The agender adventures continue. Hopefully I can a.) not wake my sleepy love who is next to me with the phone light and b.) come up with better post titles someday.
Today was pretty rad. I bought a bolo tie:
and made another (pictured up top with me wearing it) out of a disk drive (?) from an old PSP that my roommate said I could use.
I’m pretty proud of myself.
I’m still working on the dysphoria aspect, and I have found that my stomach only drops when I feel like I have to explain what’s going on to someone else.
Because I can’t tell why the dysphoria is happening or what it wants, for lack of a better word, it’s very difficult to explain.
(I know there are some of you fine readers that would say that I don’t owe an explanation to anyone, and I might take you up on that advice soon.)
Nonetheless, I want to be able to put words to what I’m feeling because I’m a writer. Putting language to my emotions and experiences gives me a sense of empowerment. And with this….
I feel increasingly powerless and sick to my stomach the more I try to explain what’s going on in my mind. All I can do is make metaphors, and even those are weak. But as I was laying here trying to sleep, I came to realize that if that’s a trigger, I don’t need to explain every detail. I felt euphoric in my button down and tie. I sent probably too many selfies to my friends. And they loved them. I think I also fear judgment too much. Semi-subconsciously, I don’t want people who are close to me thinking I’m trying to craft a new identity to put up a wall or to establish a defense mechanism. I’ve done that before, and that scares even me.

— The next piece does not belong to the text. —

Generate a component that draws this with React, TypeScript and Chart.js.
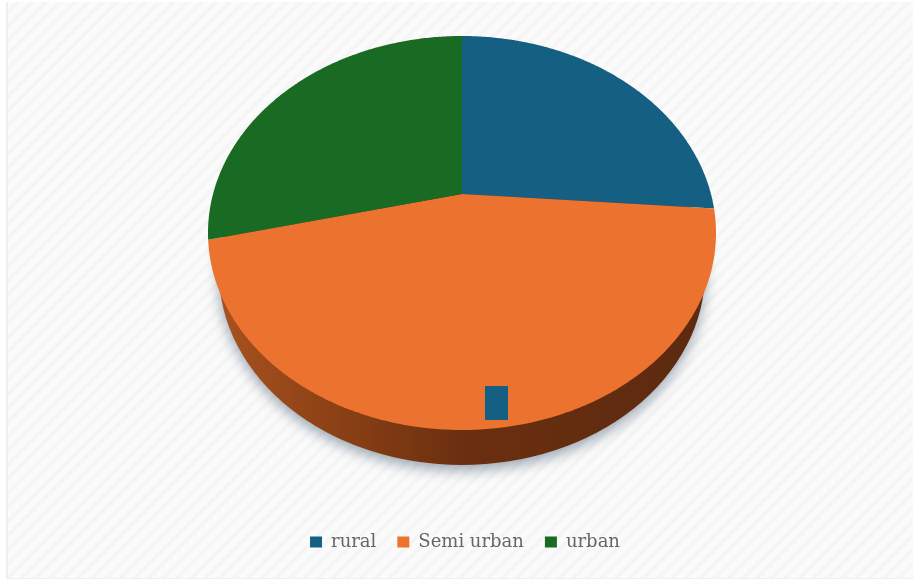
import React, { useEffect, useRef } from "react";
import { Chart, registerables } from "chart.js";

Chart.register(...registerables);

const categories = ["rural", "Semi urban", "urban"];
const shares = [26.2, 45.1, 28.7];
const sliceColors = ["#156082", "#EC7230", "#196B24"];

const WIDTH = 913;
const HEIGHT = 583;

// Tilted-disc geometry: the top face is an ellipse seen in perspective,
// so the true centre of the pie sits above the centre of the ellipse.
const stretchX = 254 / 197;
const pieRadius = 197;
const shiftX = -3;
const liftY = -41;
const apexShift = -0.198;
const wall = { rx: 243, ry: 193, dy: 39 };
const keyChip = { dx: 23, dy: 153, w: 23, h: 34 };

const tiltedPie = {
  id: "tiltedPie",
  beforeDatasetsDraw(chart: any) {
    const { ctx } = chart;
    const arcs = chart.getDatasetMeta(0).data;
    if (!arcs.length) return false;
    const cx = arcs[0].x + shiftX;
    const cy = arcs[0].y + liftY;
    const R = arcs[0].outerRadius;
    const k = Math.sqrt(1 - apexShift * apexShift);

    const rimPoint = (theta: number) => {
      const u = Math.cos(theta);
      const v = Math.sin(theta);
      const d = 1 + apexShift * v;
      return [cx + R * stretchX * ((u * k) / d), cy + R * ((v + apexShift) / d)];
    };

    // Side wall with its soft drop shadow
    ctx.save();
    const wallFill = ctx.createLinearGradient(cx - wall.rx, 0, cx + wall.rx, 0);
    wallFill.addColorStop(0, "#A8511E");
    wallFill.addColorStop(0.22, "#8E4216");
    wallFill.addColorStop(0.5, "#6B2F10");
    wallFill.addColorStop(1, "#5C2A10");
    ctx.shadowColor = "rgba(85,105,125,0.6)";
    ctx.shadowBlur = 14;
    ctx.shadowOffsetY = 5;
    ctx.fillStyle = wallFill;
    ctx.beginPath();
    ctx.ellipse(cx, cy + wall.dy, wall.rx, wall.ry, 0, 0, Math.PI * 2);
    ctx.fill();
    ctx.restore();

    // Top face: each wedge runs from the shifted apex out along the rim
    const [ax, ay] = [cx, cy + R * apexShift];
    arcs.forEach((arc: any) => {
      ctx.beginPath();
      ctx.moveTo(ax, ay);
      const steps = Math.ceil((arc.endAngle - arc.startAngle) / 0.01);
      for (let i = 0; i <= steps; i++) {
        const t = arc.startAngle + ((arc.endAngle - arc.startAngle) * i) / steps;
        const [x, y] = rimPoint(t);
        ctx.lineTo(x, y);
      }
      ctx.closePath();
      ctx.fillStyle = arc.options.backgroundColor;
      ctx.fill();
    });

    // Small leftover legend chip sitting on the orange wedge
    ctx.fillStyle = sliceColors[0];
    ctx.fillRect(cx + keyChip.dx, cy + keyChip.dy, keyChip.w, keyChip.h);

    return false;
  },
};

export default function App() {
  const ref = useRef<HTMLCanvasElement>(null);

  useEffect(() => {
    document.body.style.margin = "0";
    const chart = new Chart(ref.current as HTMLCanvasElement, {
      type: "pie",
      data: {
        labels: categories,
        datasets: [{ data: shares, backgroundColor: sliceColors, borderWidth: 0, radius: pieRadius }],
      },
      options: {
        animation: false,
        responsive: false,
        events: [],
        layout: { padding: { left: 17, top: 36, bottom: 22 } },
        plugins: {
          tooltip: { enabled: false },
          legend: {
            position: "bottom",
            labels: {
              boxWidth: 12,
              boxHeight: 11,
              padding: 21,
              color: "#666666",
              font: { family: "'DejaVu Serif'", size: 18 },
            },
          },
        },
      },
      plugins: [tiltedPie],
    } as any);
    return () => chart.destroy();
  }, []);

  return (
    <div
      style={{
        position: "relative",
        width: WIDTH,
        height: HEIGHT,
        overflow: "hidden",
        background: "#FFFFFF",
      }}
    >
      <div
        style={{
          position: "absolute",
          left: 6,
          top: 2,
          right: 0,
          bottom: 4,
          borderLeft: "2px solid #EFEFEF",
          borderBottom: "1px solid #EFEFEF",
          background:
            "repeating-linear-gradient(135deg, #FBFBFB 0px, #FBFBFB 4px, #F5F5F5 6px, #F5F5F5 8px, #FBFBFB 10px)",
        }}
      />
      <canvas ref={ref} width={WIDTH} height={HEIGHT} style={{ position: "relative", display: "block" }} />
    </div>
  );
}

So I’m approaching this with caution.
Most of the times I feel dysphoria, it is tied in with a rough patch in my mental health. Either I’m not taking my meds correctly, I’m not getting enough sleep, something major and negative has just occurred in my life, etc.. The only things I can think of are:
Coming out of a depressive spell and moving to Alaska several months ago. I don’t understand why either would trigger that or what I could be hiding from. I’m making friends. I’m getting a job. I’m getting settled in. I’m feeling better. Things are very positive. Why now? I have no idea.
If there turns out to be nothing that I’m hiding from, that leaves a possibility that it’s pushing me towards growth of some form. I’m not trying to reinvent myself, I feel like I’m molting. Same being, new feathers. Maybe this is what I’m supposed to grow into? Maybe this is the next step? I honestly hope so.